The authors also extend theory by explaining how specific team characteristics influence the pattern of shared leadership development. Using a three‐study approach, the authors empirically examine the hypothesised relationships and conclude with a general discussion of the theoretical and practical implications of the findings.
Read this Open Access article online for free.
Natalia M. Lorinkova and Kathryn M. Bartol. 2020. Shared leadership development and team performance: A new look at the dynamics of shared leadership.
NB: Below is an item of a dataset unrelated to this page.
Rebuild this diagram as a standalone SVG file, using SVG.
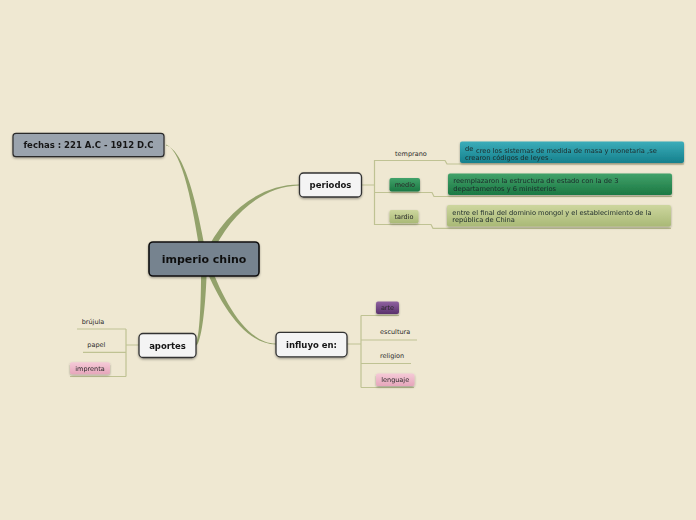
<svg xmlns="http://www.w3.org/2000/svg" width="696" height="520" viewBox="0 0 696 520">
<defs>
<style>
.t{font-family:"DejaVu Sans","Liberation Sans",sans-serif;}
.nb{font-weight:bold;font-size:8.5px;fill:#161616;text-anchor:middle;}
.sm{font-size:6.5px;fill:#2a2a2a;}
.dt{font-size:6.7px;fill:#1c2a2a;}
.br{fill:none;stroke:#bfc293;stroke-width:1.2;}
.tap{fill:#93a26b;}
.nd{filter:url(#sh);}
</style>
<filter id="sh" x="-10%" y="-20%" width="120%" height="150%">
<feDropShadow dx="0" dy="1.2" stdDeviation="0.8" flood-color="#000" flood-opacity="0.35"/>
</filter>
<linearGradient id="gTeal" x1="0" y1="0" x2="0" y2="1"><stop offset="0" stop-color="#3cadba"/><stop offset="1" stop-color="#15808c"/></linearGradient>
<linearGradient id="gGreen" x1="0" y1="0" x2="0" y2="1"><stop offset="0" stop-color="#42a26a"/><stop offset="1" stop-color="#1b7843"/></linearGradient>
<linearGradient id="gOlive" x1="0" y1="0" x2="0" y2="1"><stop offset="0" stop-color="#cdd69e"/><stop offset="1" stop-color="#a9b976"/></linearGradient>
<linearGradient id="gPurple" x1="0" y1="0" x2="0" y2="1"><stop offset="0" stop-color="#8f62a0"/><stop offset="1" stop-color="#5a316c"/></linearGradient>
<linearGradient id="gPink" x1="0" y1="0" x2="0" y2="1"><stop offset="0" stop-color="#f5cad7"/><stop offset="1" stop-color="#e6a6bb"/></linearGradient>
</defs>
<rect x="0" y="0" width="696" height="520" fill="#efe8d2"/>

<g id="connectors">
<path class="tap" d="M201,259 C193.5,210 183,151 166,144.5 L166,145.5 C185,149.5 198.5,210 207,259 Z"/>
<path class="tap" d="M203,258 C222,214 259,184.5 299,184.5 L299,185.5 C261,186.5 228,216 209,260 Z"/>
<path class="tap" d="M201,259 C201.5,300 199.5,339 195.5,344.5 L196.5,345.5 C202,341 206.5,300 207,259 Z"/>
<path class="tap" d="M207.8,258 C222,299 246,343.5 276,343.5 L276,344.5 C244,344.5 218,301 202.2,260 Z"/>
<path class="br" d="M361.5,185 H374.5 M374.5,160 V225 M374.5,160.5 H445 L447,164 H684 M374.5,192.5 H432 L434,196.5 H672 M374.5,224.5 H431 L433,228.3 H671"/>
<path class="br" d="M126,345 H139 M126,329 V376.5 M77,329 H126 M83,352.3 H126 M70,376.5 H126"/>
<path class="br" d="M347,344 H361 M361,315.5 V387.5 M361,315.5 H399 M361,340 H417 M361,363.5 H411 M361,387.5 H414"/>
</g>

<g id="n-center" class="nd">
<rect x="149" y="242" width="110" height="34" rx="4" fill="#76838f" stroke="#111" stroke-width="1.6"/>
<text class="t" x="204" y="263" text-anchor="middle" font-weight="bold" font-size="11" fill="#111">imperio chino</text>
</g>
<g id="n-fechas" class="nd">
<rect x="13" y="133.3" width="151" height="23.4" rx="3" fill="#9aa3ad" stroke="#2a2a2a" stroke-width="1.2"/>
<text class="t nb" x="88.5" y="148">fechas : 221 A.C - 1912 D.C</text>
</g>
<g id="n-periodos" class="nd">
<rect x="299.5" y="173" width="62" height="24" rx="4" fill="#f4f4f4" stroke="#333" stroke-width="1.3"/>
<text class="t nb" x="330.5" y="187.5">periodos</text>
</g>
<g id="n-aportes" class="nd">
<rect x="139" y="333.5" width="57" height="24" rx="4" fill="#f4f4f4" stroke="#333" stroke-width="1.3"/>
<text class="t nb" x="167.5" y="348.8">aportes</text>
</g>
<g id="n-influyo" class="nd">
<rect x="276" y="332.3" width="71" height="24.5" rx="4" fill="#f4f4f4" stroke="#333" stroke-width="1.3"/>
<text class="t nb" x="311.5" y="347.5">influyo en:</text>
</g>

<g id="n-temprano">
<text class="t sm" x="395" y="155.6">temprano</text>
</g>
<g id="n-temprano-d" class="nd">
<rect x="460" y="141.5" width="224" height="21.5" rx="2" fill="url(#gTeal)"/>
<text class="t dt" x="465" y="151.2" font-size="7.2">de</text>
<text class="t dt" x="476" y="152.6">creo los sistemas de medida de masa y monetaria ,se</text>
<text class="t dt" x="465" y="160">crearon códigos de leyes .</text>
</g>
<g id="n-medio" class="nd">
<rect x="389.5" y="178" width="30.5" height="13.5" rx="2" fill="url(#gGreen)"/>
<text class="t sm" x="404.8" y="187.3" text-anchor="middle" fill="#1d3f26">medio</text>
</g>
<g id="n-medio-d" class="nd">
<rect x="448" y="173.5" width="224" height="21.5" rx="2" fill="url(#gGreen)"/>
<text class="t dt" x="453.3" y="183">reemplazaron la estructura de estado con la de 3</text>
<text class="t dt" x="453.3" y="191">departamentos y 6 ministerios</text>
</g>
<g id="n-tardio" class="nd">
<rect x="389.5" y="210" width="29" height="13.3" rx="2" fill="url(#gOlive)"/>
<text class="t sm" x="404" y="218.8" text-anchor="middle" fill="#3a4420">tardio</text>
</g>
<g id="n-tardio-d" class="nd">
<rect x="447" y="205" width="224" height="21.5" rx="2" fill="url(#gOlive)"/>
<text class="t dt" x="452.3" y="214.6">entre el final del dominio mongol y el establecimiento de la</text>
<text class="t dt" x="452.3" y="222.3">república de China</text>
</g>

<g id="n-brujula"><text class="t sm" x="81.7" y="324">brújula</text></g>
<g id="n-papel"><text class="t sm" x="87.3" y="347.3">papel</text></g>
<g id="n-imprenta" class="nd">
<rect x="70" y="362.3" width="40" height="12" rx="2" fill="url(#gPink)"/>
<text class="t sm" x="90" y="370.6" text-anchor="middle" fill="#4a2a36">imprenta</text>
</g>

<g id="n-arte" class="nd">
<rect x="376" y="301.5" width="23" height="12.5" rx="2" fill="url(#gPurple)"/>
<text class="t sm" x="387.5" y="310.2" text-anchor="middle" fill="#24122c">arte</text>
</g>
<g id="n-escultura"><text class="t sm" x="380" y="334.3">escultura</text></g>
<g id="n-religion"><text class="t sm" x="380" y="358.3">religion</text></g>
<g id="n-lenguaje" class="nd">
<rect x="376" y="373.5" width="38.5" height="12.5" rx="2" fill="url(#gPink)"/>
<text class="t sm" x="395.2" y="382.2" text-anchor="middle" fill="#4a2a36">lenguaje</text>
</g>
</svg>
Shared leadership: A state‐of‐the‐art review and future research agenda
The traditional “great man” approaches to leadership emphasise qualities of individual leaders for leadership success. In contrast, a rapidly growing body of research has started to examine shared leadership, which is broadly defined as an emergent team phenomenon whereby leadership roles and influence are distributed among team members.
Despite the progress, however, the extant literature on shared leadership has been fragmented with a variety of conceptualisations and operationalisations. This has resulted in little consensus regarding a suitable overarching theoretical framework and has undermined developing knowledge in this research domain.
To redress these problems, the authors provide a comprehensive review of the growing literature of shared leadership by (a) clarifying the definition of shared leadership; (b) conceptually disentangling shared leadership from other theoretically overlapping constructs; (c) addressing measurement issues; and (d) developing an integrative framework of the antecedents, proximal and distal consequences, and boundary conditions of shared leadership. The authors end their review by highlighting several new avenues for future research.
Zhu, Jinlong, Liao, Zhenyu, Yam, Kai Chi and Johnson, Russell E. 2018. Shared leadership: A state‐of‐the‐art review and future research agenda.